3.  Woot!  (What the fuck is woot?)
4.  LOL (Say something original you cretin)
5. Anything at all that most chicks post on Facebook.  (Sorry, I calls'em like I see's em)

Anyway... to the meat of the matter, I had some ramen for lunch, Sapporo Ichiban to be exact and now I'm feeling all bloated.  Combine that with the fact that its hotter than a three dicked pup in a fucking match around here and I'm not pleased.  How am I supposed to drink all day?  This feeling better go away soon or there will be hell to pay.

Saturday, July 7, 2012

Saturday Strikeout

Today I figured would be a good day to go out, run around with the kids, and get some exercise (albeit light exercise) while getting the family involved.  Of course, as part of this grand adventure that ended up being the most vanilla Saturday ever, I brought along my trusty iTouch to document.

You might be asking yourself why the hell I'm posting this.  My reasons are as follows:
1.  For some strange reason, this amuses me
2.  If Wes Anderson can make a good living charging people nine bucks to watch two hour long movies that are self indulgent, largely about nothing, but still somehow interesting, I can post 11 minutes of the same for free on YouTube.

Don't worry though, this video is a great work of cinematography.  It's got action sports, conspiracy, family values, walks down memory lane, and a big finish that will leave you asking yourself 'Why would someone ruin the internet with this 11 minutes of blandness...'

Last but not least, in the spirit of the blog, there is exercise and nutrition involved (as in not enough exercise and eating too much).


Friday, July 6, 2012

What Is Awesome and Rhymes With "Blew Thundred Hounds?"

Hey..who snuck that camera in while I was doing the bench?

The answer is...my awesome bench  press today.  For the first time since college, I was able to throw up over 200 pounds on the bench (205 to be exact).  So I may eat and drink too much, I may have no job, I may be totally delusional in thinking that the world is my oyster right now, but at least my bench is improving! Suck on that!

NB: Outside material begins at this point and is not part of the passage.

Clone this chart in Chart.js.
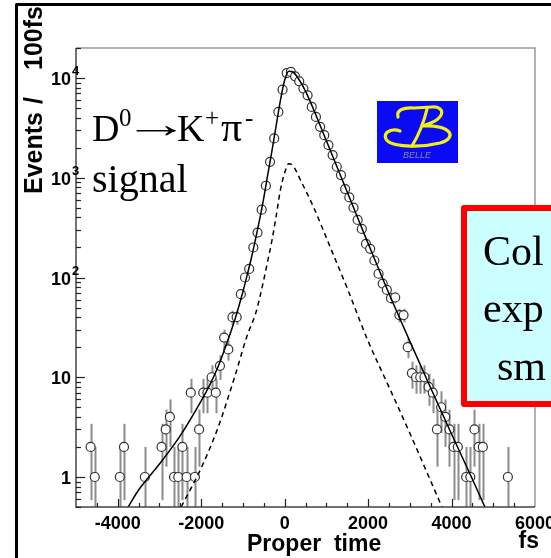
<!DOCTYPE html>
<html>
<head>
<meta charset="utf-8">
<script src="https://cdn.jsdelivr.net/npm/chart.js@4.4.1/dist/chart.umd.min.js"></script>
<style>
  body { margin: 0; background: #fff; }
  #wrap { position: relative; width: 551px; height: 558px; overflow: hidden; }
</style>
</head>
<body>
<div id="wrap"><canvas id="myChart" width="551" height="558"></canvas></div>
<script>
// proper time histogram: bin centres (fs) and events per 100 fs
const binTime = [
  -4650, -4550, -3950, -3850, -3350, -2950, -2850, -2750, -2650, -2550,
  -2450, -2350, -2250, -2150, -2050, -1950, -1850, -1750, -1650, -1550,
  -1450, -1350, -1250, -1150, -1050, -950, -850, -750, -650, -550,
  -450, -350, -250, -150, -50, 50, 150, 250, 350, 450,
  550, 650, 750, 850, 950, 1050, 1150, 1250, 1350, 1450,
  1550, 1650, 1750, 1850, 1950, 2050, 2150, 2250, 2350, 2450,
  2550, 2650, 2750, 2850, 2950, 3050, 3150, 3250, 3350, 3450,
  3550, 3650, 3750, 3850, 3950, 4050, 4150, 4350, 4450, 4550,
  4650, 4750, 5350
];
const binCount = [
  2, 1, 1, 2, 1, 2, 3, 4, 1, 1,
  2, 1, 7, 1, 3, 7, 7, 10, 7, 13,
  25, 19, 40, 40, 68, 100, 122, 200, 282, 479,
  832, 1445, 2480, 4570, 7650, 11200, 11500, 10400, 9270, 7830,
  6710, 5130, 4075, 3240, 2675, 2125, 1690, 1290, 1065, 770,
  635, 501, 378, 307, 217, 194, 148, 109, 87, 75,
  62, 63, 42, 42, 20, 11, 10, 10, 10, 8,
  7, 3, 5, 4, 3, 2, 2, 1, 1, 3,
  2, 2, 1
];

// full fit (solid)
const fitTime = [
  -3750, -3500, -3000, -2500, -2000, -1800, -1600, -1400, -1200, -1000,
  -900, -800, -700, -600, -500, -400, -300, -200, -100, 0,
  100, 200, 300, 500, 1000, 1500, 2000, 2500, 3000, 3500,
  4000, 4500, 4800
];
const fitValue = [
  0.5, 0.74, 1.35, 2.6, 5.8, 8.3, 12.6, 21, 37, 72,
  105, 155, 240, 380, 630, 1100, 1900, 3400, 6000, 9500,
  11700, 11500, 10300, 7400, 2350, 720, 220, 69, 23, 7.8,
  2.7, 0.95, 0.5
];

// smearing part (dashed)
const dashTime = [
  -2480, -2000, -1600, -1200, -900, -700, -600, -500, -400, -300,
  -200, -100, 0, 100, 200, 400, 700, 1000, 1500, 2000,
  2500, 3000, 3500, 3770
];
const dashValue = [
  0.5, 1.23, 3.1, 10, 26, 43, 62, 95, 150, 240,
  420, 760, 1120, 1380, 1320, 910, 500, 250, 78, 23,
  8, 2.75, 0.91, 0.5
];

// axis ticks
const xTicks = [-4000, -2000, 0, 2000, 4000, 6000];
const xMinorStep = 500;
const yTicks = [1, 10, 100, 1000, 10000];
const yTickBase = ["1", "10", "10", "10", "10"];
const yTickPower = ["", "", "2", "3", "4"];

const histPoints = binTime.map((t, i) => ({ x: t, y: binCount[i] }));
const fitPoints = fitTime.map((t, i) => ({ x: t, y: fitValue[i] }));
const dashPoints = dashTime.map((t, i) => ({ x: t, y: dashValue[i] }));

const SANS = "'Liberation Sans', Arial, sans-serif";
const SERIF = "'Liberation Serif', 'Times New Roman', serif";

// gray error bars behind the open circles
const errorBars = {
  id: "errorBars",
  beforeDatasetsDraw(chart) {
    const c = chart.ctx;
    const xs = chart.scales.x;
    const ys = chart.scales.y;
    const area = chart.chartArea;
    c.save();
    c.beginPath();
    c.rect(area.left, area.top, area.right - area.left, area.bottom - area.top);
    c.clip();
    c.strokeStyle = "#8c8c8c";
    c.lineWidth = 2;
    binCount.forEach((n, i) => {
      const err = Math.sqrt(n);
      const lo = Math.max(n - err, 0.4);
      const px = Math.round(xs.getPixelForValue(binTime[i])) + 0.5;
      c.beginPath();
      c.moveTo(px, ys.getPixelForValue(lo));
      c.lineTo(px, ys.getPixelForValue(n + err));
      c.stroke();
    });
    c.restore();
  },
};

// frame, axes, labels, annotations
const decorations = {
  id: "decorations",
  afterDatasetsDraw(chart) {
    const c = chart.ctx;
    const xs = chart.scales.x;
    const ys = chart.scales.y;
    const a = chart.chartArea;
    c.save();

    // top and right of the frame
    c.strokeStyle = "#9a9a9a";
    c.lineWidth = 1.5;
    c.beginPath();
    c.moveTo(a.left, a.top);
    c.lineTo(a.right, a.top);
    c.lineTo(a.right, a.bottom);
    c.stroke();

    // axes
    c.strokeStyle = "#444";
    c.lineWidth = 1.5;
    c.beginPath();
    c.moveTo(a.left, a.top);
    c.lineTo(a.left, a.bottom);
    c.lineTo(a.right, a.bottom);
    c.stroke();

    // x ticks
    c.strokeStyle = "#222";
    c.lineWidth = 1.2;
    for (let v = -5000 + xMinorStep; v < 6000; v += xMinorStep) {
      const px = Math.round(xs.getPixelForValue(v)) + 0.5;
      const len = v % 2000 === 0 ? 8 : 4;
      c.beginPath();
      c.moveTo(px, a.bottom);
      c.lineTo(px, a.bottom - len);
      c.stroke();
    }
    // y ticks (log)
    for (let d = 0.1; d <= 10000; d *= 10) {
      for (let m = 1; m < 10; m++) {
        const v = d * m;
        if (v < 0.5 || v > 20000) continue;
        const py = Math.round(ys.getPixelForValue(v)) + 0.5;
        const len = m === 1 ? 9 : 5;
        c.beginPath();
        c.moveTo(a.left, py);
        c.lineTo(a.left + len, py);
        c.stroke();
      }
    }

    // tick labels
    c.fillStyle = "#000";
    c.font = "bold 18px " + SANS;
    c.textAlign = "center";
    c.textBaseline = "alphabetic";
    xTicks.forEach((v) => {
      c.fillText(String(v), xs.getPixelForValue(v), 529);
    });
    yTicks.forEach((v, i) => {
      const py = ys.getPixelForValue(v);
      c.font = "bold 18px " + SANS;
      c.textAlign = "right";
      c.fillText(yTickBase[i], 71, py + 7);
      if (yTickPower[i]) {
        c.font = "bold 13px " + SANS;
        c.textAlign = "left";
        c.fillText(yTickPower[i], 72, py - 3);
      }
    });

    // axis titles
    c.font = "bold 23px " + SANS;
    c.textAlign = "left";
    c.fillText("Proper  time", 247, 551);
    c.textAlign = "right";
    c.fillText("fs", 539, 548);
    c.save();
    c.translate(42, 194);
    c.rotate(-Math.PI / 2);
    c.textAlign = "left";
    c.font = "bold 25px " + SANS;
    c.fillText("Events", 0, 0);
    c.fillText("/", 90, 0);
    c.fillText("100fs", 124, 0);
    c.restore();

    // decay label
    c.textAlign = "left";
    c.font = "38px " + SERIF;
    c.fillText("D", 92, 141);
    c.font = "25px " + SERIF;
    c.fillText("0", 119, 126);
    // arrow glyph stretched to span 135..177
    c.font = "38px " + SERIF;
    const m = c.measureText("\u2192");
    const inkW = m.actualBoundingBoxRight + m.actualBoundingBoxLeft;
    const s = 42 / inkW;
    c.save();
    c.translate(135 + m.actualBoundingBoxLeft * s, 137);
    c.scale(s, 1);
    c.fillText("\u2192", 0, 0);
    c.restore();
    c.fillText("K", 177, 141);
    c.font = "25px " + SERIF;
    c.fillText("+", 205, 126);
    c.font = "42px " + SERIF;
    c.fillText("\u03c0", 221, 141);
    c.font = "25px " + SERIF;
    c.fillText("-", 245, 126);
    c.font = "40px " + SERIF;
    c.fillText("signal", 92, 192);

    // Belle logo
    c.fillStyle = "#0a0af5";
    c.fillRect(377, 101, 81, 62);
    c.strokeStyle = "#f2f20a";
    c.lineWidth = 3.2;
    c.lineCap = "round";
    c.beginPath();
    c.moveTo(398, 117);
    c.bezierCurveTo(396, 110, 404, 107, 414, 108);
    c.lineTo(432, 107);
    c.bezierCurveTo(446, 106, 447, 120, 421, 126);
    c.bezierCurveTo(452, 124, 458, 138, 440, 143);
    c.bezierCurveTo(420, 148, 390, 147, 386, 139);
    c.bezierCurveTo(383, 132, 392, 128, 400, 131);
    c.stroke();
    c.beginPath();
    c.moveTo(427, 109);
    c.bezierCurveTo(424, 122, 418, 136, 412, 146);
    c.stroke();
    c.fillStyle = "#8a8a9a";
    c.font = "italic 9px " + SANS;
    c.textAlign = "center";
    c.fillText("BELLE", 417, 158);

    // red note box
    c.fillStyle = "#ccffff";
    c.fillRect(464, 208, 100, 196);
    c.strokeStyle = "#ff0000";
    c.lineWidth = 6;
    c.lineJoin = "round";
    c.strokeRect(464, 208, 100, 196);
    c.fillStyle = "#000";
    c.font = "42px " + SERIF;
    c.textAlign = "left";
    c.fillText("Col", 483, 265);
    c.fillText("exp", 483, 322);
    c.fillText("sm", 497, 380);

    // outer border
    c.strokeStyle = "#000";
    c.lineWidth = 3;
    c.lineCap = "butt";
    c.beginPath();
    c.moveTo(16.5, 570);
    c.lineTo(16.5, 4.5);
    c.lineTo(570, 4.5);
    c.stroke();

    c.restore();
  },
};

const ctx = document.getElementById("myChart");
const myChart = new Chart(ctx, {
  type: "scatter",
  data: {
    datasets: [
      {
        type: "line",
        data: fitPoints,
        borderColor: "#000",
        borderWidth: 1.5,
        pointRadius: 0,
        cubicInterpolationMode: "monotone",
        order: 0,
      },
      {
        type: "line",
        data: dashPoints,
        borderColor: "#000",
        borderWidth: 1.5,
        borderDash: [5, 4],
        pointRadius: 0,
        cubicInterpolationMode: "monotone",
        order: 0,
      },
      {
        data: histPoints,
        pointRadius: 4.5,
        pointBorderWidth: 1.2,
        borderColor: "#333",
        backgroundColor: "#fff",
        order: 1,
      },
    ],
  },
  options: {
    responsive: false,
    animation: false,
    devicePixelRatio: 1,
    layout: { padding: { left: 76, top: 48, right: 16, bottom: 51 } },
    plugins: { legend: { display: false }, tooltip: { enabled: false } },
    scales: {
      x: { type: "linear", min: -5000, max: 6000, display: false },
      y: { type: "logarithmic", min: 0.5, max: 20000, display: false },
    },
  },
  plugins: [errorBars, decorations],
});
</script>
</body>
</html>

Other than the fact that my pipes are like coiled steel and impervious to modern weapons, not too much interesting happened today other than I ate a quinoa salad for lunch and had a chihuahua chase me while I was riding Serena home from the gym...after I benched 205 pounds.

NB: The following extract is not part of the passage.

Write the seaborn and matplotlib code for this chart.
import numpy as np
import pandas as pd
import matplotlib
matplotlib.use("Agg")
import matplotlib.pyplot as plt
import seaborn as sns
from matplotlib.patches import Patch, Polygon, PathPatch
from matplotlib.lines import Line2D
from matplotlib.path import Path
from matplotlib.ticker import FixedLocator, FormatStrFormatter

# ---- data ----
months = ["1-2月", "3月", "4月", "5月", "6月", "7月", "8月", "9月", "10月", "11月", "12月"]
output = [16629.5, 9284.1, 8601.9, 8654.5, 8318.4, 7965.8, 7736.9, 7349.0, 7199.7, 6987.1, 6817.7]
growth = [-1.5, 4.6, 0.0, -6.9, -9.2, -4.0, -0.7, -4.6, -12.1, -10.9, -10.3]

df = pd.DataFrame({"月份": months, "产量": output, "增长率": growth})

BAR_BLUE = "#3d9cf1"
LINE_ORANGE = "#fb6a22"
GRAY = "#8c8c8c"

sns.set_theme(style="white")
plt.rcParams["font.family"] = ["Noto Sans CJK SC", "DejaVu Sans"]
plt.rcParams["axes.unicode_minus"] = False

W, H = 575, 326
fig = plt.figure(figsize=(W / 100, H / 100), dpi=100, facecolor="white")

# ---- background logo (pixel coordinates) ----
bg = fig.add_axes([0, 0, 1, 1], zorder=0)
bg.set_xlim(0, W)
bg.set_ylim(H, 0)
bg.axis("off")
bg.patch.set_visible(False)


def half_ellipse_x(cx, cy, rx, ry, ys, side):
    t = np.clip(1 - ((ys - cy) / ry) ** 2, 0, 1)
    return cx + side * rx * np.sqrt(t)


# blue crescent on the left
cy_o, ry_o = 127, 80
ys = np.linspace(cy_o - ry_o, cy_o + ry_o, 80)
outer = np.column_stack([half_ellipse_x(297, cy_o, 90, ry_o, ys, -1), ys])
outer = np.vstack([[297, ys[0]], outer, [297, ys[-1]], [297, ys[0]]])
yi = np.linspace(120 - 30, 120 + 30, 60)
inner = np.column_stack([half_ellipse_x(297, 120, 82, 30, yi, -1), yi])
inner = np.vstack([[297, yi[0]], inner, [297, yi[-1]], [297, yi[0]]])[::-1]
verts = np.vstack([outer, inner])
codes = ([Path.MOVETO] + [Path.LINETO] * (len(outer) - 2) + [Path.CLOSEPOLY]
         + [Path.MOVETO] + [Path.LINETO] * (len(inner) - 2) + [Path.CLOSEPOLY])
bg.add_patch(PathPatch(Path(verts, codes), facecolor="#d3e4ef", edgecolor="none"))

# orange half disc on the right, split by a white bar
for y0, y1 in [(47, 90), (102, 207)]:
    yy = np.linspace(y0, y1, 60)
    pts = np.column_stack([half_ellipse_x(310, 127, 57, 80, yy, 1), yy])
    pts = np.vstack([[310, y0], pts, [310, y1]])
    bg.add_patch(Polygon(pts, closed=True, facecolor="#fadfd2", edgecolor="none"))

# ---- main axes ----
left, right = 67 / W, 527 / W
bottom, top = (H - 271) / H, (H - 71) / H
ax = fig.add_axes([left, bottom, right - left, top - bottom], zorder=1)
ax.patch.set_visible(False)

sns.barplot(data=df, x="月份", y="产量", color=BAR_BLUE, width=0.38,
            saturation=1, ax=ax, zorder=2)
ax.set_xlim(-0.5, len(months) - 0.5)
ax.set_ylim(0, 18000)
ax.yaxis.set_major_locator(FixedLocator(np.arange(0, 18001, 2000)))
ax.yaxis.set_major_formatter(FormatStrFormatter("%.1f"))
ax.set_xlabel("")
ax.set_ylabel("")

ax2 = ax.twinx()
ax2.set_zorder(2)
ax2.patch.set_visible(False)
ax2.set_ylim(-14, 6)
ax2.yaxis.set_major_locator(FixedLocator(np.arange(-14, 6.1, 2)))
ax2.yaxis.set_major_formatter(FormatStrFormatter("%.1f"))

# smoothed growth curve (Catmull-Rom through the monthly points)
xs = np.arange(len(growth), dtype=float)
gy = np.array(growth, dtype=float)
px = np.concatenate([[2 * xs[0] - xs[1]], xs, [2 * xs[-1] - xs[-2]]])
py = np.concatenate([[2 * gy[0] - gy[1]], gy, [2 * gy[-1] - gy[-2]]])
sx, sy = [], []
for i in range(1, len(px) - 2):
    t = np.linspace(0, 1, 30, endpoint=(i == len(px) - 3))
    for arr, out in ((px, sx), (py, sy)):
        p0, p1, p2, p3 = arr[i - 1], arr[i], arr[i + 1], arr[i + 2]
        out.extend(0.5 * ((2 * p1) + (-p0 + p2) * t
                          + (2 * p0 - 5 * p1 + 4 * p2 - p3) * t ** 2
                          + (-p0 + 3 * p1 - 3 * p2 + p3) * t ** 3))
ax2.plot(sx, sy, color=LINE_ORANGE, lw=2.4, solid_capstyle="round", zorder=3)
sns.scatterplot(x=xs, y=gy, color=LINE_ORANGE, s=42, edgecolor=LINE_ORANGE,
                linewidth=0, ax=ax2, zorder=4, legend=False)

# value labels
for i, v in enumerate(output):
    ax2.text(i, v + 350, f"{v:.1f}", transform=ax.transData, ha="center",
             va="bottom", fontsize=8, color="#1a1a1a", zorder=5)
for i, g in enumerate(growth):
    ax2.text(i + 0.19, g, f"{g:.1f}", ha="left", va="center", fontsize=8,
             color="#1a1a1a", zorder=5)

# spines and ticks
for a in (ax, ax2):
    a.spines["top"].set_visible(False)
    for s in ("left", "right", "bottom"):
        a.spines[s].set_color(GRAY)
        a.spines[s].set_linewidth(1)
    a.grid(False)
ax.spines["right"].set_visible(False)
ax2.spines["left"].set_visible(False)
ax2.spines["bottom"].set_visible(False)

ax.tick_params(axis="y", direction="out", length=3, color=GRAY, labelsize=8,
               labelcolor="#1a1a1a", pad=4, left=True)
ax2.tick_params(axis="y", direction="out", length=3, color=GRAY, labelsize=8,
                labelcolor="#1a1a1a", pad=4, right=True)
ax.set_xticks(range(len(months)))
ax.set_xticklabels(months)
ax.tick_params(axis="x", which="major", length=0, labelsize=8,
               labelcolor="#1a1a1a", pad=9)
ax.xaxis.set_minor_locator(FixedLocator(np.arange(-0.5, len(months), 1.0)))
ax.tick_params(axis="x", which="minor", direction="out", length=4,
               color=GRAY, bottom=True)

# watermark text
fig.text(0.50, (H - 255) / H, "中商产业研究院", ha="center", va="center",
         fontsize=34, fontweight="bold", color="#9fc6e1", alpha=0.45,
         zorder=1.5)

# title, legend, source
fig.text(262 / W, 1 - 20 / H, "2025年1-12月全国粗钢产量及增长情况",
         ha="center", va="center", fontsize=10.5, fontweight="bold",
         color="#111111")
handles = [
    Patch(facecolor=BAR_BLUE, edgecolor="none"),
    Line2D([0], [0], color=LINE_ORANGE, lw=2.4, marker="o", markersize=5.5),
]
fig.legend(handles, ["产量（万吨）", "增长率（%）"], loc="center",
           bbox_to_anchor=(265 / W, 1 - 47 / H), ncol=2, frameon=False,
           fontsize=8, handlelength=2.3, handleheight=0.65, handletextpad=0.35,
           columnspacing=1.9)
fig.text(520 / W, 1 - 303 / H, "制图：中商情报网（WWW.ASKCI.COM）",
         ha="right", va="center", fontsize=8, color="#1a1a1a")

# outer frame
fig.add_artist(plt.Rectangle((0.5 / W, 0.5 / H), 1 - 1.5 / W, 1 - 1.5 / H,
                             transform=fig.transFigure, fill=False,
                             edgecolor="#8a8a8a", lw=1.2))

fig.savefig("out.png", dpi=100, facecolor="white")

For anyone out there who actually gives a fuck, the workout I did today was the 'Body For Life' workout developed by Bill Phillips.  So the 205 pound bench was six reps at the tail end of a 12 rep set at 130, a 10 rep set at 140, and then 8 at 175...which led to me setting a new world record.

Tuesday, July 3, 2012

SART Offense!

I got up this morning, rolled my unemployed ass out of bed, had three cups of coffee, got on Serena and then hit the SART for a ride to the gym so I can continue to increase my upper body strength while ignoring the obvious fact that I should eat a lot less and what do I see?  This shit (above).

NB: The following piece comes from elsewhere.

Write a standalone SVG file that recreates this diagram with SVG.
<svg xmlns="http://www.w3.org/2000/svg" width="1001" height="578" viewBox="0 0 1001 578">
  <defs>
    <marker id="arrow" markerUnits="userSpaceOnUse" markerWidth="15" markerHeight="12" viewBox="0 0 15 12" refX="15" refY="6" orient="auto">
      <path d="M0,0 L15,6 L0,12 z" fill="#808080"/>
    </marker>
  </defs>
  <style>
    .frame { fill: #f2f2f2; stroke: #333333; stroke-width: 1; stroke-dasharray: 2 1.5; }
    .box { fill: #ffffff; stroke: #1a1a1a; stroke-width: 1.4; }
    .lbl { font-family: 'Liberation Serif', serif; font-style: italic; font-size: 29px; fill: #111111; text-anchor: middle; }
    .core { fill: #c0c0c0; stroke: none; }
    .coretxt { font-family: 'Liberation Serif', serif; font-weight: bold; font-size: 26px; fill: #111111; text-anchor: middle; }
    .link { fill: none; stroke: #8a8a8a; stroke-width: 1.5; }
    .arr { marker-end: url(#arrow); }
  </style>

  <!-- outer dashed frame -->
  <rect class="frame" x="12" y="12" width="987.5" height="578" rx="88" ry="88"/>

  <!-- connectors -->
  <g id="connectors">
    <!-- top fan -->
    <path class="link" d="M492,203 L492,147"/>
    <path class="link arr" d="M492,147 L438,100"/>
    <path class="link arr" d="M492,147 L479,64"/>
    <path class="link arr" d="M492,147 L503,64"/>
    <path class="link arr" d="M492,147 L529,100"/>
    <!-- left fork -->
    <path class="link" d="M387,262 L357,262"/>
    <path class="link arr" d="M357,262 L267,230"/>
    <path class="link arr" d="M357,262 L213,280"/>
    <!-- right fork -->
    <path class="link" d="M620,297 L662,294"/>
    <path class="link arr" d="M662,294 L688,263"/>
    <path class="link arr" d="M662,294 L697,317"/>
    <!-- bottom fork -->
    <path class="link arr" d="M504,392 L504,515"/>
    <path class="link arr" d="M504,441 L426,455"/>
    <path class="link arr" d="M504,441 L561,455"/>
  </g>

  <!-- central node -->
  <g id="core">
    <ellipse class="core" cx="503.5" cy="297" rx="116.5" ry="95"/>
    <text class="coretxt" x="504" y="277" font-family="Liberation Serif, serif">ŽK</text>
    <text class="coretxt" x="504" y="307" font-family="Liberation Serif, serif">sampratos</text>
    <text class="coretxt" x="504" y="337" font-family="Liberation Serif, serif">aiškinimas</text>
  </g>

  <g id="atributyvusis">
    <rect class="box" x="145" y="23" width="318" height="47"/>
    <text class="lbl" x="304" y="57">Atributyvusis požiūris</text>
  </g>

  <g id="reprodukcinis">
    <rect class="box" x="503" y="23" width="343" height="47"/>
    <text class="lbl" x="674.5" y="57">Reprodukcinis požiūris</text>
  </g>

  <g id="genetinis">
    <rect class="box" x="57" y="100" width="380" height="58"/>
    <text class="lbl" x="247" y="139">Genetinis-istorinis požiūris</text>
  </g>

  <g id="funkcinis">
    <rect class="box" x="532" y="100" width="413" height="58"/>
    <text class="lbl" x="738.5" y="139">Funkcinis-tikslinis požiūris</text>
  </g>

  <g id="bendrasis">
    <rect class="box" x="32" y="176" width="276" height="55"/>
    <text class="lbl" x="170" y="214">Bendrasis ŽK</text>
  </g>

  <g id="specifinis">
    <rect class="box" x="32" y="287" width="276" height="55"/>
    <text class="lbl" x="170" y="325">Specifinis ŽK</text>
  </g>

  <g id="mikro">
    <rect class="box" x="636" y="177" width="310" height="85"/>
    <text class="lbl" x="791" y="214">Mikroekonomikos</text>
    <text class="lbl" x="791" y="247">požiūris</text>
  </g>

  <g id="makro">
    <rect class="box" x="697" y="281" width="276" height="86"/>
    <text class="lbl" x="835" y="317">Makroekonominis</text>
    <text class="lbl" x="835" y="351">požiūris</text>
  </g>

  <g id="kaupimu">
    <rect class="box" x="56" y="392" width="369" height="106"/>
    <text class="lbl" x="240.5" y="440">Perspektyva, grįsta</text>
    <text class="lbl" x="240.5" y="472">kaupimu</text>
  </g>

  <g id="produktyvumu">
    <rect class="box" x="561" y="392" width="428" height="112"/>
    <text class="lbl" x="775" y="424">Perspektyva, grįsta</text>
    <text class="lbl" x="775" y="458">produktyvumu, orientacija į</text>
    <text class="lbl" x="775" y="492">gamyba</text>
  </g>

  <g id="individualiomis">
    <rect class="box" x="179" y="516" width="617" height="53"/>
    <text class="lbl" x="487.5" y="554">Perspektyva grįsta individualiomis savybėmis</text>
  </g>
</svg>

I come rolling up at like 60 or 70mph and lo and behold, there's a traffic jam on the SART being caused by some dude holding a freaking stop sign while his buddies try to build a bridge.  Well...pardon me sir, didn't realize you holding a sign means I have to stop!  I can't believe the balls on that guy!  You can't stop me on the SART, I am King of the SART and I make the rules!

Anyway, I didn't feel like taking on 25 construction workers so me and three guys on road bikes hightailed it up that access road to the left, rode over the bridge being built, got on the dirt path side of the SART, and rode down one more bridge and then got back on the actual SART itself.  A major inconvenience I should say!  Long story short, I still made it to the gym, knocked out insane amounts of lifting, and then rode home.  All is well, now its time for me to eat.

Side note...the two chicks on beach cruisers are something I see frequently on the SART.  They're clearly heading to Huntington Beach because its only about eight miles from the point where the above photo was taken.  Problem is, the wind really picks up, you have tons of up and down bridges to go under, and then you have to pedal your single gear heavy bike back with a pound of sand grinding away on the inside of your ass cheeks.  Nice job girls, way to think things through.